Sayap capung dari limbah plastik cor yang berserakan di lantai seolah mengurai gagasan dasar antroposen. Lalu bunyi decit rangka besi terkesan menantang pikiran antroposentrisme yang begitu laten dalam benak kita. Serta pendar cahaya dari lampu yang membentuk mata dari capung distopia bak sorotan kebenaran yang memisahkan kebenaran alamiah dan bayang-bayang tipu daya. Instalasi ini berhasil mencitrakan gagasan bahwa alam bukan hanya yang organik dan hidup belaka. Melainkan segala yang ada, selayaknya seluruh ruang pameran sampai udara sejuk dari AC pun bagian dari alam. Satu-satunya yang tidak alamiah adalah kecenderungan kita untuk membuat garis pemisah bagi yang tinggi dan yang rendah. Kebodohan ini pula yang menyangkal klaim manusia sebagai makhluk sempurna, karena terbukti bagi alam segalanya adil tergilas perubahan.
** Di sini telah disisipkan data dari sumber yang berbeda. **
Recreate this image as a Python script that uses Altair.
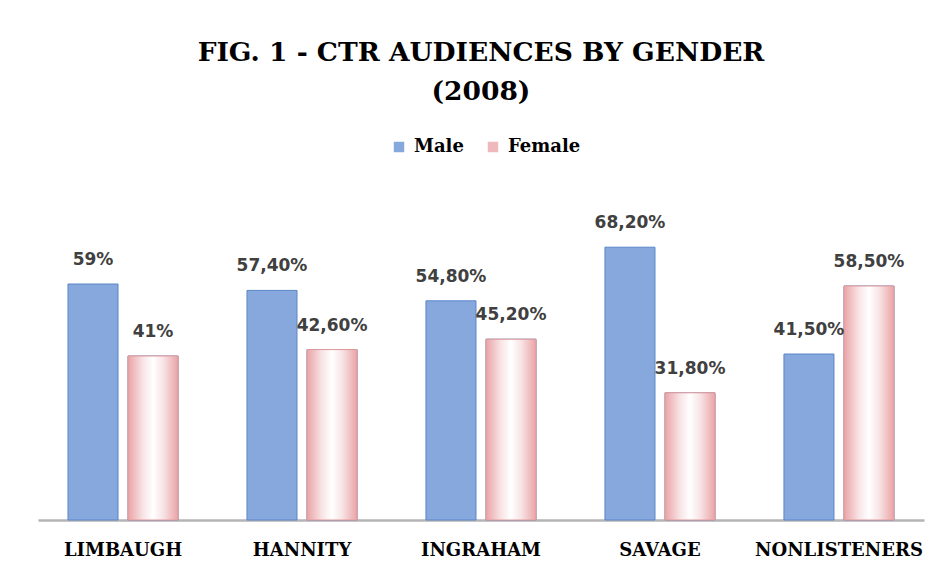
import altair as alt
import pandas as pd

hosts = ["LIMBAUGH", "HANNITY", "INGRAHAM", "SAVAGE", "NONLISTENERS"]
male = [59.0, 57.4, 54.8, 68.2, 41.5]
female = [41.0, 42.6, 45.2, 31.8, 58.5]
male_labels = ["59%", "57,40%", "54,80%", "68,20%", "41,50%"]
female_labels = ["41%", "42,60%", "45,20%", "31,80%", "58,50%"]
genders = ["Male", "Female"]

rows = []
for h, m, f, ml, fl in zip(hosts, male, female, male_labels, female_labels):
    rows.append({"host": h, "gender": "Male", "value": m, "label": ml})
    rows.append({"host": h, "gender": "Female", "value": f, "label": fl})
df = pd.DataFrame(rows)

serif = "DejaVu Serif"

x_enc = alt.X("host:N", sort=hosts, title=None,
              scale=alt.Scale(paddingInner=0.385, paddingOuter=0.1675),
              axis=alt.Axis(labelAngle=0, labelFont=serif, labelFontSize=18,
                            labelFontWeight="bold", labelColor="#000000",
                            labelPadding=21, ticks=False, domainColor="#b4b4b4",
                            domainWidth=2.5))
xo_enc = alt.XOffset("gender:N", sort=genders,
                     scale=alt.Scale(domain=genders, paddingInner=1/6))
y_enc = alt.Y("value:Q", scale=alt.Scale(domain=[0, 85], nice=False), axis=None)

base = alt.Chart(df)

bars = base.mark_bar(stroke="#5a86c8", strokeWidth=1).encode(
    x=x_enc, xOffset=xo_enc, y=y_enc,
    color=alt.Color("gender:N", sort=genders,
                    scale=alt.Scale(domain=genders, range=["#86a8dd", "#eeb8bc"]),
                    legend=alt.Legend(title=None, orient="none", direction="horizontal",
                                      legendX=352, legendY=-42,
                                      symbolType="square", symbolSize=110,
                                      symbolStrokeWidth=0,
                                      labelFont=serif, labelFontSize=18,
                                      labelFontWeight="bold", labelColor="#000000",
                                      columnPadding=20, labelOffset=6)),
)

female_grad = base.transform_filter(alt.datum.gender == "Female").mark_bar(
    stroke="#e29a9a", strokeWidth=1,
    fill=alt.Gradient(gradient="linear", x1=0, x2=1, y1=0, y2=0,
                      stops=[alt.GradientStop(color="#eaa3a6", offset=0),
                             alt.GradientStop(color="#f8e4e6", offset=0.3),
                             alt.GradientStop(color="#ffffff", offset=0.5),
                             alt.GradientStop(color="#f8e4e6", offset=0.7),
                             alt.GradientStop(color="#eaa3a6", offset=1)]),
).encode(x=x_enc, xOffset=xo_enc, y=y_enc)

labels = base.mark_text(baseline="bottom", dy=-15, font="DejaVu Sans",
                        fontSize=17, fontWeight="bold", color="#404040").encode(
    x=x_enc, xOffset=xo_enc, y=y_enc, text="label:N")

chart = alt.layer(bars, female_grad, labels).properties(
    width=886, height=340,
    padding={"left": 30, "top": 31, "right": 5, "bottom": 5},
    title=alt.TitleParams(["FIG. 1 - CTR AUDIENCES BY GENDER", "(2008)"],
                          font=serif, fontSize=26.5, fontWeight="bold",
                          color="#000000", lineHeight=39, offset=33,
                          anchor="middle"),
).configure_view(stroke=None)

chart.save("out.html", embed_options={"renderer": "svg", "actions": False})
Profil Seniman : Aji Ardoyono
Mukhamad Aji Prasetyo merupakan seniman instalasi kinetik yang sedang menempuh studi magister seni rupa di Institut Teknologi Bandung. Lahir di Jombang, 27 November 1997 ini sebagai seorang seniman instalasi kinetik, dia tertarik untuk mengeksplorasi keterkaitan antara manusia dan lingkungannya melalui karya seni. Dia percaya bahwa sebagai manusia, kita harus bertanggung jawab terhadap planet yang kita tinggali, dan bahwa seni dapat menjadi alat yang sangat efektif untuk memperjuangkan perubahan positif dalam hubungan kita dengan lingkungan. Aji mencoba untuk membahas isu-isu ekologi yang sangat penting, seperti kultur sosial, agrikultur, perubahan iklim, dan dystopia kepunahan spesies dalam karyanya. Dalam setiap karya seninya, Dia memakai metode visual deformasi, fiksi dan mitologi. Dia menggunakan teknologi dan mekanisme kinetik untuk menciptakan karya seni yang bergerak dan bereaksi terhadap lingkungan sekitarnya. Dia menggunakan bahan-bahan daur ulang dan limbah untuk menciptakan objek seni yang mempromosikan praktik-praktik yang lebih berkelanjutan.